On Saturday morning, we were greeted by weather so magnificent it could hardly be improved upon. Ahead of us lay Lake Hítarvatn in all its glory—7.6 square kilometers in size and 24 meters deep at its lowest point. Out on the lake, there are several small islands adorned with wildflowers. Birdlife around the lake is quite abundant, though it has diminished somewhat, and the mink—that great saboteur—is suspected of foul play.
A lake of this magnitude is bound to harbor massive brown trout, but as fishermen know, they are not easily caught. Most people tend to fish on the southern side of the lake, as it is the most accessible direction. However, we have proven that there is a chance for larger fish at the northern end, which is why we undertake the long hike.
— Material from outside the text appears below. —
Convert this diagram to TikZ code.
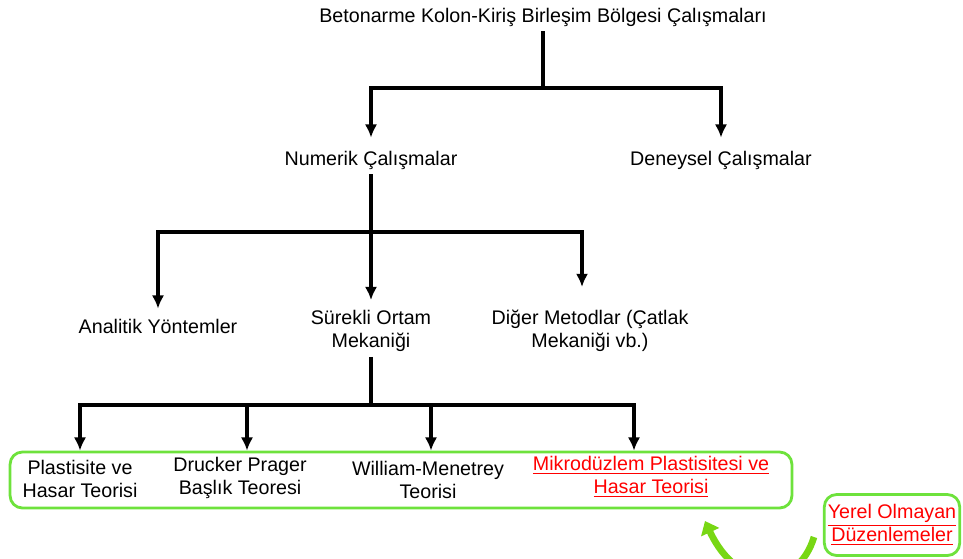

Now the fishing turned out exactly as Örn and I remembered it. Absolutely fantastic. In a short time that morning, we landed one Arctic char after another, along with the occasional brown trout. At one point, all three of us were landing fish at the exact same time. The char seemed greedy for the fly, and it didn’t seem to matter whether the fly was sunk or kept on the surface. It was thrilling to watch them take the dry fly right off the surface. If we wanted to catch trout, mackerel was the better bait; the char, however, wouldn’t touch it.



The fish we were catching weren’t large, though all were “pan-sized.” Örn and I kept the ones between 1–2 pounds. Valli, however, considers it a crime to release a caught fish and kept everything. A Parasitic Jaeger (Skuas) took a keen interest in our activities and was fascinated by our fishing gear. Once, we saw Valli’s float dangling 30 meters above the water’s surface after the bird had dived for it. Another time, a Jaeger flew off with Örn’s rod. Fortunately, it flew west across Burstará instead of south over the lake; had it gone south, Örn would never have seen his rod again. Untangling the bird from the hook was an unpleasant task.
The trek back was a much more grueling ordeal than the walk to the fishing grounds. The loads were significantly heavier, and Valli was utterly exhausted by the time we finally reached the car. He declared that he would never do this again. We’ll just have to wait and see about that.